If, by “fuel” you mean “subsidies”, then YES.
Those days are drawing to a close.
Oh boy, another “perfect storm” for someone to blame their predictive failures on.
So if they factor in the fuel costs for charging the batteries, I wonder what the real MPG for electric cars amounts to?
What male teenager with some money to pay for a car is gonna plunk down his hard-earned cash for a car that has no power?
One day the econuts are going to turn hard on the lithium battery makers and users.
They will be villified worse than the oil folks.
In reality there is no such thing as an electric car boom.

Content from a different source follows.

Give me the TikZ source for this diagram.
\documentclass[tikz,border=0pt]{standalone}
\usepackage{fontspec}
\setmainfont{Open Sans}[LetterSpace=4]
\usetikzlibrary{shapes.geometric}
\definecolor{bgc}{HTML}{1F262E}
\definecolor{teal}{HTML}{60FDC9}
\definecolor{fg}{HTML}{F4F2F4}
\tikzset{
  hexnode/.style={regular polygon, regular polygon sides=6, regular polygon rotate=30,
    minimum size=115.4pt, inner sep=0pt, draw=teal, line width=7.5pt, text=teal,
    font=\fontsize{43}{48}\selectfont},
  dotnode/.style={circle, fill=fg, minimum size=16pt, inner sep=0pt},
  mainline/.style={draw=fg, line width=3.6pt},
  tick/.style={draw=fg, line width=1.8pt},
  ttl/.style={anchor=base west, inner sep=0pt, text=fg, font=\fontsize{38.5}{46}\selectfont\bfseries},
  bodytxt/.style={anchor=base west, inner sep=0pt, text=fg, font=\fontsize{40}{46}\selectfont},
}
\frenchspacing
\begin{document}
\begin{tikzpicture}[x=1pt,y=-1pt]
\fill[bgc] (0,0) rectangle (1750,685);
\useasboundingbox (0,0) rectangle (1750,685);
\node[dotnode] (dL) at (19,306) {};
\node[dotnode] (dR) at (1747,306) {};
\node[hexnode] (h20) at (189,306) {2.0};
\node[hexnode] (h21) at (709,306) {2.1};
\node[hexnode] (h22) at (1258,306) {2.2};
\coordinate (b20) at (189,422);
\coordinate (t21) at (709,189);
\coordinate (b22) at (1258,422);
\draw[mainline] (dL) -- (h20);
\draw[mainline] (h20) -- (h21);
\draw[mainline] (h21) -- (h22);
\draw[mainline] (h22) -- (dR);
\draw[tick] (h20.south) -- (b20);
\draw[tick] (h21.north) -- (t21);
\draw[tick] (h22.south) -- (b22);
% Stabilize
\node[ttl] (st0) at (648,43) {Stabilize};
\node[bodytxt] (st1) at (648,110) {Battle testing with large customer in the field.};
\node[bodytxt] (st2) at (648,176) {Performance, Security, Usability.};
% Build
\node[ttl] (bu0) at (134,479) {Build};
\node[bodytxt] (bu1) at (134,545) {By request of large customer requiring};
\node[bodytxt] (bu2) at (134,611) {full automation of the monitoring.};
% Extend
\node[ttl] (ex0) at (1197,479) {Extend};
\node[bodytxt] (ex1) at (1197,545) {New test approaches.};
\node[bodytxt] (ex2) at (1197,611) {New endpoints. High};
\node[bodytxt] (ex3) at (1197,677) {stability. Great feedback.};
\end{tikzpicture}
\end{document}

There has to be something other than cobalt for batteries right?
Smugness and virtue signaling?
The other element [...] is cobalt.
Oh. I guess smugness is third then.
Bye bye coal fired cars.
Great find! Thanks for posting.
This explains the sudden PR avalanche of “the inevitably of autonomous cars” which of course are all ways unexblicably linked to publically shared electric vehicles ...

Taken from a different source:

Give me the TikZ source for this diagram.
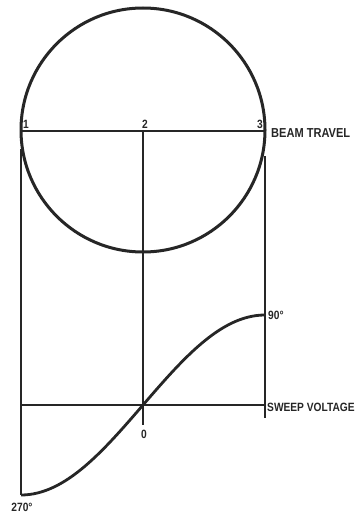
\documentclass[tikz,border=0pt]{standalone}
\usepackage{fontspec}
\setmainfont{Liberation Sans}[FakeStretch=0.85]
\usetikzlibrary{positioning}

\begin{document}
\begin{tikzpicture}[x=1pt, y=-1pt,
  heavy/.style={line width=3pt, black!85},
  thin/.style={line width=1.4pt, black!85},
  lbl/.style={font=\fontsize{13}{13}\selectfont\bfseries, inner sep=1pt, text=black!85},
  num/.style={font=\fontsize{12}{12}\selectfont\bfseries, inner sep=1pt, text=black!85},
]
  \useasboundingbox (0,0) rectangle (359,514);

  \coordinate (ctr) at (143,130);
  \coordinate (p1) at (21,131);
  \coordinate (p2) at (143,131);
  \coordinate (p3) at (265,131);
  \coordinate (l1) at (21,149);
  \coordinate (l2) at (21,495);
  \coordinate (m2) at (143,425);
  \coordinate (r1) at (265,156);
  \coordinate (r2) at (265,418);
  \coordinate (s1) at (21,405);
  \coordinate (s2) at (265,405);
  \coordinate (top) at (265,315);

  \draw[heavy] (ctr) circle[radius=122];
  \draw[thin] (p1) -- (p3);
  \draw[thin] (p2) -- (m2);
  \draw[thin] (l1) -- (l2);
  \draw[thin] (r1) -- (r2);
  \draw[thin] (s1) -- (s2);
  \draw[heavy, line width=2.8pt] plot[domain=-1:1, samples=60, smooth]
    ({143+122*\x},{405-90*sin(90*\x)});

  \node[num, anchor=south west] (n1) at (22,130) {1};
  \node[num, anchor=south] (n2) at (145,130) {2};
  \node[num, anchor=south east] (n3) at (264,130) {3};
  \node[lbl, anchor=west] (beam) at (270,133) {BEAM TRAVEL};
  \node[num, anchor=west] (sweep) at (266,407) {SWEEP VOLTAGE};
  \node[num, anchor=west] (d90) at (267,315) {90\textdegree};
  \node[num] (d0) at (144,434) {0};
  \node[num] (d270) at (22,507) {270\textdegree};
\end{tikzpicture}
\end{document}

My 1968 Ford is getting close to being finished and on the road. It’ll have a battery to help start the 500hp gasoline engine in it. That and some electric accessories is as soon to electric as I expect to ever be.
Not as long as we have coal and nuclear. Energy efficiency in the form of more efficient appliances and LED lighting is reducing energy consumption in those traditional areas which can be used for EV recharging.
To those who say EVs are not a big part of the future, I say “Just watch”...
They’ll find something else to make batteries out of or store energy differently.
Sponsored article. i.e. advertisement
Was there a boom? The tech’s just not there yet. It’s good stuff to work on, developing the tech, but it’s not ready for primetime.
US Cobalt is a penny stock that looks like it’s being pumped and about to be dumped.
To say nothing of the fossil fuels that generate electricity to run these things.
I’d love to have an electric car but I’d still need a “regular” car for longer distances. An electric car doesn’t make sense for me.
This writer does not know about markets and probably thinks things and prices are "allocated." His two sentences are mirror reflections of each other. There is no "but."